Importance of Data Types
- Correct Application: Understanding data types ensures the appropriate application of statistical methods.
- Accurate Analysis: Facilitates accurate data analysis and interpretation.
- Machine Learning: Critical for feature engineering and selection in machine learning projects.
- Data Integrity: Helps maintain data integrity and reliability in research and analytics.
Additional Considerations
- Mixed Data Types: Often, datasets contain a mix of different data types, requiring careful preprocessing and analysis.
- Data Transformation: Sometimes, data needs to be transformed (e.g., normalization, binning) to apply certain statistical methods.
- Missing Data: Handling missing data appropriately is crucial, as it can affect the analysis and conclusions.
- Outliers: Identifying and managing outliers is essential to avoid skewed results.
Applications in Exploratory Data Analysis (EDA)
- Data Cleaning: Identify and handle anomalies, missing values, and inconsistencies.
- Data Visualization: Use appropriate charts and graphs based on data types to visualize and understand data distributions and relationships.

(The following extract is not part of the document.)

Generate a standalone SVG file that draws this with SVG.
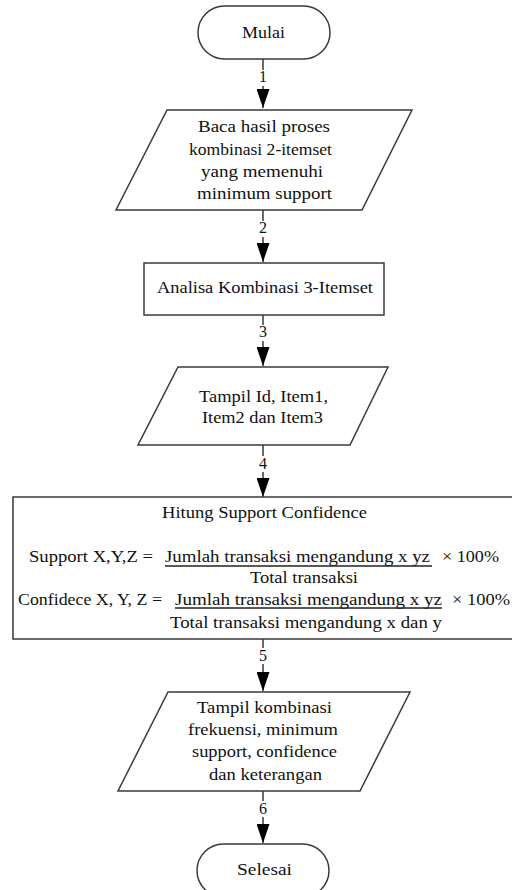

- Statistical Summaries: Compute descriptive statistics like mean, median, mode, and standard deviation according to data type.
- Hypothesis Testing: Apply correct statistical tests based on data types (e.g., chi-square test for categorical data, t-test for numerical data).
Understanding these data types ensures proper application of statistical methods, leading to accurate and meaningful data analysis. This foundation is essential for successful exploratory data analysis, which is a critical step in any data-driven project, including machine learning.